• _Recorded information_
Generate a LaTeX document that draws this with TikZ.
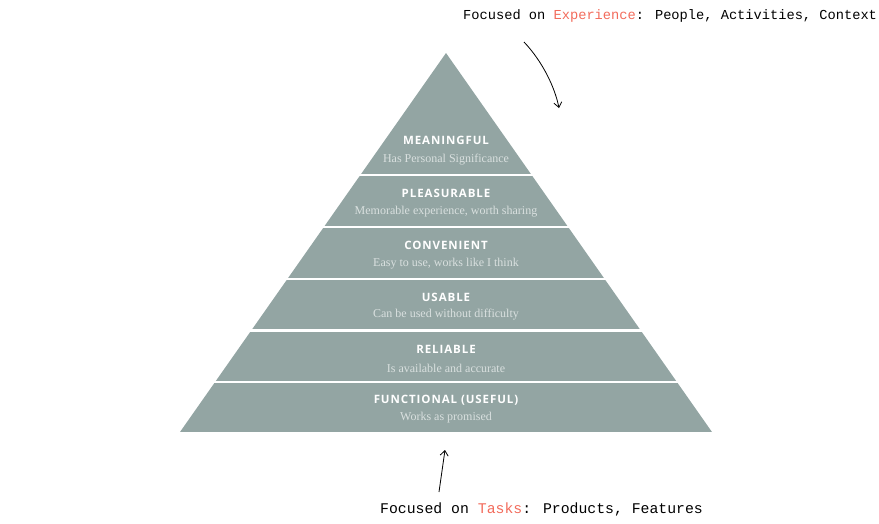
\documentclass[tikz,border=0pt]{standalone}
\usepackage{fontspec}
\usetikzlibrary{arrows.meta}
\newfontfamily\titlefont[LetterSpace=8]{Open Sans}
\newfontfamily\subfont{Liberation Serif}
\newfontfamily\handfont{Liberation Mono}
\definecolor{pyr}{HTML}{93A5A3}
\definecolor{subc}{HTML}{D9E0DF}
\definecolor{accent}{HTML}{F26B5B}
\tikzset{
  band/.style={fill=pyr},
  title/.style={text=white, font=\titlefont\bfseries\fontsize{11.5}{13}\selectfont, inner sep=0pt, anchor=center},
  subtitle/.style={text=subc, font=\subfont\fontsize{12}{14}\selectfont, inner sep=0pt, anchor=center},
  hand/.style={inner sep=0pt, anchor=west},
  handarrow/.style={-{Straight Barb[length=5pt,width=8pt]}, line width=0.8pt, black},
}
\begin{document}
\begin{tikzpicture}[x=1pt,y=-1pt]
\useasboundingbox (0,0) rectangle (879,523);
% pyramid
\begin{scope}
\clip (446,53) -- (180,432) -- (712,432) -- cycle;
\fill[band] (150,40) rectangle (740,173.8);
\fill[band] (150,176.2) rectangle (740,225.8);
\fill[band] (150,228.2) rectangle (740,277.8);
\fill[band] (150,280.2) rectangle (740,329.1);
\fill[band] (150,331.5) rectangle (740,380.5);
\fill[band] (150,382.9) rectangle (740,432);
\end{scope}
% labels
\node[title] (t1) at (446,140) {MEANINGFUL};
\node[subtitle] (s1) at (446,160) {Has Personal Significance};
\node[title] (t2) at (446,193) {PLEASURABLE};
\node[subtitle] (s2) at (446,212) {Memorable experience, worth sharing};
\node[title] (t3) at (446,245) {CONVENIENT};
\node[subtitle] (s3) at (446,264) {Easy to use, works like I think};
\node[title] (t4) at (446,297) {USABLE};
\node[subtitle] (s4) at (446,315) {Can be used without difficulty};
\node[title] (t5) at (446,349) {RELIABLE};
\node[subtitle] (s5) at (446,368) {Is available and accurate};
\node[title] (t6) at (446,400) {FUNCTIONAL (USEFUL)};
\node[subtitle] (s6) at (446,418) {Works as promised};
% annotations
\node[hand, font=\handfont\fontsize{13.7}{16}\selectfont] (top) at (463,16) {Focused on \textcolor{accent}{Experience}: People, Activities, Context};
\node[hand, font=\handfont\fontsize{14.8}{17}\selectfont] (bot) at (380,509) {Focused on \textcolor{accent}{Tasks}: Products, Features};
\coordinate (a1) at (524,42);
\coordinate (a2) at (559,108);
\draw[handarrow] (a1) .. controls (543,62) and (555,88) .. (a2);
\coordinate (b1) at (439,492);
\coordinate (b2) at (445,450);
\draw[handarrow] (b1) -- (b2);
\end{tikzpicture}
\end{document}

• _Task brief_
Reproduce every line exactly and omit all pictures.

• _Task result_
Generate a LaTeX document that draws this with TikZ.
\documentclass[tikz,border=0pt]{standalone}
\usepackage{fontspec}
\usetikzlibrary{arrows.meta}
\newfontfamily\titlefont[LetterSpace=8]{Open Sans}
\newfontfamily\subfont{Liberation Serif}
\newfontfamily\handfont{Liberation Mono}
\definecolor{pyr}{HTML}{93A5A3}
\definecolor{subc}{HTML}{D9E0DF}
\definecolor{accent}{HTML}{F26B5B}
\tikzset{
  band/.style={fill=pyr},
  title/.style={text=white, font=\titlefont\bfseries\fontsize{11.5}{13}\selectfont, inner sep=0pt, anchor=center},
  subtitle/.style={text=subc, font=\subfont\fontsize{12}{14}\selectfont, inner sep=0pt, anchor=center},
  hand/.style={inner sep=0pt, anchor=west},
  handarrow/.style={-{Straight Barb[length=5pt,width=8pt]}, line width=0.8pt, black},
}
\begin{document}
\begin{tikzpicture}[x=1pt,y=-1pt]
\useasboundingbox (0,0) rectangle (879,523);
% pyramid
\begin{scope}
\clip (446,53) -- (180,432) -- (712,432) -- cycle;
\fill[band] (150,40) rectangle (740,173.8);
\fill[band] (150,176.2) rectangle (740,225.8);
\fill[band] (150,228.2) rectangle (740,277.8);
\fill[band] (150,280.2) rectangle (740,329.1);
\fill[band] (150,331.5) rectangle (740,380.5);
\fill[band] (150,382.9) rectangle (740,432);
\end{scope}
% labels
\node[title] (t1) at (446,140) {MEANINGFUL};
\node[subtitle] (s1) at (446,160) {Has Personal Significance};
\node[title] (t2) at (446,193) {PLEASURABLE};
\node[subtitle] (s2) at (446,212) {Memorable experience, worth sharing};
\node[title] (t3) at (446,245) {CONVENIENT};
\node[subtitle] (s3) at (446,264) {Easy to use, works like I think};
\node[title] (t4) at (446,297) {USABLE};
\node[subtitle] (s4) at (446,315) {Can be used without difficulty};
\node[title] (t5) at (446,349) {RELIABLE};
\node[subtitle] (s5) at (446,368) {Is available and accurate};
\node[title] (t6) at (446,400) {FUNCTIONAL (USEFUL)};
\node[subtitle] (s6) at (446,418) {Works as promised};
% annotations
\node[hand, font=\handfont\fontsize{13.7}{16}\selectfont] (top) at (463,16) {Focused on \textcolor{accent}{Experience}: People, Activities, Context};
\node[hand, font=\handfont\fontsize{14.8}{17}\selectfont] (bot) at (380,509) {Focused on \textcolor{accent}{Tasks}: Products, Features};
\coordinate (a1) at (524,42);
\coordinate (a2) at (559,108);
\draw[handarrow] (a1) .. controls (543,62) and (555,88) .. (a2);
\coordinate (b1) at (439,492);
\coordinate (b2) at (445,450);
\draw[handarrow] (b1) -- (b2);
\end{tikzpicture}
\end{document}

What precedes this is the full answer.